▸ SHORT TASK:
Start at the first line of the material below and retype each line through the one containing "const yTitle = 'Valószínűség';", exactly.

▸ PROVIDED MATERIAL:
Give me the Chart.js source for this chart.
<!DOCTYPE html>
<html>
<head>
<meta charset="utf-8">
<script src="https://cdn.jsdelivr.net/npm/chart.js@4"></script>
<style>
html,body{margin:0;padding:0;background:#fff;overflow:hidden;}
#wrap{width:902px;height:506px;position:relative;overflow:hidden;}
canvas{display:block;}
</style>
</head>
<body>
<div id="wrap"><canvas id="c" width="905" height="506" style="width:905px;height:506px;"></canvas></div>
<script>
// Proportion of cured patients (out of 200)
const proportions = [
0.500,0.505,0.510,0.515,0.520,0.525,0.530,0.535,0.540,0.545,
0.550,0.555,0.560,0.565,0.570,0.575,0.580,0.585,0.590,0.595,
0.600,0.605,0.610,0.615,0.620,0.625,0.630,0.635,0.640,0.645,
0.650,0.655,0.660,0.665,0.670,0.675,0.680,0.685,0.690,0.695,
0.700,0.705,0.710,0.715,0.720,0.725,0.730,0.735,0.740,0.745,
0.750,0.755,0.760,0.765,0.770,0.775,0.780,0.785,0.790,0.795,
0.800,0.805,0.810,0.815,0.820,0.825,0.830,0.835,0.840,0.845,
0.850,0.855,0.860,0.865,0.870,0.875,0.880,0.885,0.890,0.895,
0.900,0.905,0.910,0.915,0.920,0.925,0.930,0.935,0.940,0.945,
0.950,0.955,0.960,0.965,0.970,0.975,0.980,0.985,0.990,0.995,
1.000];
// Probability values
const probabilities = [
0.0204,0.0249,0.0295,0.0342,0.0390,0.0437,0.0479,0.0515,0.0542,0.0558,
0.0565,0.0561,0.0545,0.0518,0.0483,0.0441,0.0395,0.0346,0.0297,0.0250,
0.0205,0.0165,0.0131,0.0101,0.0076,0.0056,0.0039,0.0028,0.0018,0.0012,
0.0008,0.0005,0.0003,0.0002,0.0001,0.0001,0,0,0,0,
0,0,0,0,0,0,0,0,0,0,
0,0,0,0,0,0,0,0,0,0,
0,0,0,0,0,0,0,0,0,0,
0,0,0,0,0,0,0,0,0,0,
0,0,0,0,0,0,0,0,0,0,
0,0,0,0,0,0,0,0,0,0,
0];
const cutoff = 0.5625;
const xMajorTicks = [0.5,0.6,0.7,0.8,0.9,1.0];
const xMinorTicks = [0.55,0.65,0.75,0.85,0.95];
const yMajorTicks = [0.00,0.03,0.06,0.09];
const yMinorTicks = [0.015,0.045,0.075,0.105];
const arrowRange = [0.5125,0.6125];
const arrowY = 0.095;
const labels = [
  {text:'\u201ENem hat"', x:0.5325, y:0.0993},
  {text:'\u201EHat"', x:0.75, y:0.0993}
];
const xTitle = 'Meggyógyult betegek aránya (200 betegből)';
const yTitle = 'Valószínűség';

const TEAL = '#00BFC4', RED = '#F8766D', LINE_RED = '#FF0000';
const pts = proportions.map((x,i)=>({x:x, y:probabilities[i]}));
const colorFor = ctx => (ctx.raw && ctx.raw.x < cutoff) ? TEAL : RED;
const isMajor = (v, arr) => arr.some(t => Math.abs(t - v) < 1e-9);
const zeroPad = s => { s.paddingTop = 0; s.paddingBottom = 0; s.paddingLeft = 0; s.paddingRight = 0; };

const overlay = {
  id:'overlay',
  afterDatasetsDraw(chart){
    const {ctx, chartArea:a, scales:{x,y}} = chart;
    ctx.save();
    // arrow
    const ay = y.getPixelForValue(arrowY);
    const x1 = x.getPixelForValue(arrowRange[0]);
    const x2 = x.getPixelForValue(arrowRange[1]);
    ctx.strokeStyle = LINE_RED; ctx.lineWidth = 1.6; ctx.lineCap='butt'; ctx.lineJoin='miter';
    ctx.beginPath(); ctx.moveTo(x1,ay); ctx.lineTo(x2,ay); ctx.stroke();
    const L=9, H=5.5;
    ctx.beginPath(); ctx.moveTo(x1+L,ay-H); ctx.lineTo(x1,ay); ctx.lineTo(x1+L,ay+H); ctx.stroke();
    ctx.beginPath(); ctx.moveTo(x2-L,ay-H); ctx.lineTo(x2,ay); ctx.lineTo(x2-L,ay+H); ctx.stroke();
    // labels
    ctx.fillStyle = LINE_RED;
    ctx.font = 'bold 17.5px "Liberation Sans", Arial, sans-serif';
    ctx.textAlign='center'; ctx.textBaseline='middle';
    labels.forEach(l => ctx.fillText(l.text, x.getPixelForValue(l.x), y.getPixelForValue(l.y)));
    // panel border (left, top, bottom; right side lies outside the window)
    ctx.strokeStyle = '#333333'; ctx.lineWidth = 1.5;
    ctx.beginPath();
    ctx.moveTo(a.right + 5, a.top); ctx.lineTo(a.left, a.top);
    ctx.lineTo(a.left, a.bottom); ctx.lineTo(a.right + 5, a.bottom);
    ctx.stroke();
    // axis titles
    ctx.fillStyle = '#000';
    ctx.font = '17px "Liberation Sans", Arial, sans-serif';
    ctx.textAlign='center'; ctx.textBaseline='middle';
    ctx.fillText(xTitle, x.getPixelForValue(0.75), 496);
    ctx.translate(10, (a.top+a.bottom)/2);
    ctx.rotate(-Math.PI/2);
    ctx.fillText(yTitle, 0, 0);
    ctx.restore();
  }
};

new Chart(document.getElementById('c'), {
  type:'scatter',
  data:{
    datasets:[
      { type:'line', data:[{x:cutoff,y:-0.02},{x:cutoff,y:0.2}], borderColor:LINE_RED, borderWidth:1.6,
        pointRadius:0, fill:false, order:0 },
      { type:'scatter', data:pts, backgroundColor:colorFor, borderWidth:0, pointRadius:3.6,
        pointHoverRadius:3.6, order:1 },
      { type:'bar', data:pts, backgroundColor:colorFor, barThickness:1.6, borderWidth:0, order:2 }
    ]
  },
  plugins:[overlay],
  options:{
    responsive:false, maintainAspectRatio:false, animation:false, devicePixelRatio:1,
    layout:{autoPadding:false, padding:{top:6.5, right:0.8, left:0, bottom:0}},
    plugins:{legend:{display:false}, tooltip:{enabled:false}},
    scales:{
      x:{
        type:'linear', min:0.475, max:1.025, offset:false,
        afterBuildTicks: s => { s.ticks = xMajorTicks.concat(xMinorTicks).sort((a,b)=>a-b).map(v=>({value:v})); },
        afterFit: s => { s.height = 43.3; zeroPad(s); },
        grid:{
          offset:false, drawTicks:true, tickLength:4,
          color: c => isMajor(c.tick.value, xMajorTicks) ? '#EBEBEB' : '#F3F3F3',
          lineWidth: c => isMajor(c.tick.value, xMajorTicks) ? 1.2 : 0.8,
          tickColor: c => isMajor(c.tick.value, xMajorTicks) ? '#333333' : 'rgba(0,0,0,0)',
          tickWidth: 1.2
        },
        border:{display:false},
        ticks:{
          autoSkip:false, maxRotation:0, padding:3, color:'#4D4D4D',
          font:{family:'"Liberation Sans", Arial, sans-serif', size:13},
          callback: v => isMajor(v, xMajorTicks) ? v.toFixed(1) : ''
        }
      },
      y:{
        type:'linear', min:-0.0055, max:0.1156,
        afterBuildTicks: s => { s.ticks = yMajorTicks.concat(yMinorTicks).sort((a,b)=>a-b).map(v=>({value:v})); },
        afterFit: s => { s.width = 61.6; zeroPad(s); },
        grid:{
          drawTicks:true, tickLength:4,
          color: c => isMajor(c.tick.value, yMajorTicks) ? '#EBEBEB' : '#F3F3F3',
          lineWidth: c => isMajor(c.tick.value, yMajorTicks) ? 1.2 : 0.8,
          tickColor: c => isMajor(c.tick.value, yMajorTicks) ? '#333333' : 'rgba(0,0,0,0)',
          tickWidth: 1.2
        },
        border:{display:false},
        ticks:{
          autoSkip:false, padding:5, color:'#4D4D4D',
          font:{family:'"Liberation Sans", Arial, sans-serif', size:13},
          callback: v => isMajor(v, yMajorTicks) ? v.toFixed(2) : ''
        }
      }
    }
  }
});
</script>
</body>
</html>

▸ FINISHED EXERCISE:
Give me the Chart.js source for this chart.
<!DOCTYPE html>
<html>
<head>
<meta charset="utf-8">
<script src="https://cdn.jsdelivr.net/npm/chart.js@4"></script>
<style>
html,body{margin:0;padding:0;background:#fff;overflow:hidden;}
#wrap{width:902px;height:506px;position:relative;overflow:hidden;}
canvas{display:block;}
</style>
</head>
<body>
<div id="wrap"><canvas id="c" width="905" height="506" style="width:905px;height:506px;"></canvas></div>
<script>
// Proportion of cured patients (out of 200)
const proportions = [
0.500,0.505,0.510,0.515,0.520,0.525,0.530,0.535,0.540,0.545,
0.550,0.555,0.560,0.565,0.570,0.575,0.580,0.585,0.590,0.595,
0.600,0.605,0.610,0.615,0.620,0.625,0.630,0.635,0.640,0.645,
0.650,0.655,0.660,0.665,0.670,0.675,0.680,0.685,0.690,0.695,
0.700,0.705,0.710,0.715,0.720,0.725,0.730,0.735,0.740,0.745,
0.750,0.755,0.760,0.765,0.770,0.775,0.780,0.785,0.790,0.795,
0.800,0.805,0.810,0.815,0.820,0.825,0.830,0.835,0.840,0.845,
0.850,0.855,0.860,0.865,0.870,0.875,0.880,0.885,0.890,0.895,
0.900,0.905,0.910,0.915,0.920,0.925,0.930,0.935,0.940,0.945,
0.950,0.955,0.960,0.965,0.970,0.975,0.980,0.985,0.990,0.995,
1.000];
// Probability values
const probabilities = [
0.0204,0.0249,0.0295,0.0342,0.0390,0.0437,0.0479,0.0515,0.0542,0.0558,
0.0565,0.0561,0.0545,0.0518,0.0483,0.0441,0.0395,0.0346,0.0297,0.0250,
0.0205,0.0165,0.0131,0.0101,0.0076,0.0056,0.0039,0.0028,0.0018,0.0012,
0.0008,0.0005,0.0003,0.0002,0.0001,0.0001,0,0,0,0,
0,0,0,0,0,0,0,0,0,0,
0,0,0,0,0,0,0,0,0,0,
0,0,0,0,0,0,0,0,0,0,
0,0,0,0,0,0,0,0,0,0,
0,0,0,0,0,0,0,0,0,0,
0,0,0,0,0,0,0,0,0,0,
0];
const cutoff = 0.5625;
const xMajorTicks = [0.5,0.6,0.7,0.8,0.9,1.0];
const xMinorTicks = [0.55,0.65,0.75,0.85,0.95];
const yMajorTicks = [0.00,0.03,0.06,0.09];
const yMinorTicks = [0.015,0.045,0.075,0.105];
const arrowRange = [0.5125,0.6125];
const arrowY = 0.095;
const labels = [
  {text:'\u201ENem hat"', x:0.5325, y:0.0993},
  {text:'\u201EHat"', x:0.75, y:0.0993}
];
const xTitle = 'Meggyógyult betegek aránya (200 betegből)';
const yTitle = 'Valószínűség';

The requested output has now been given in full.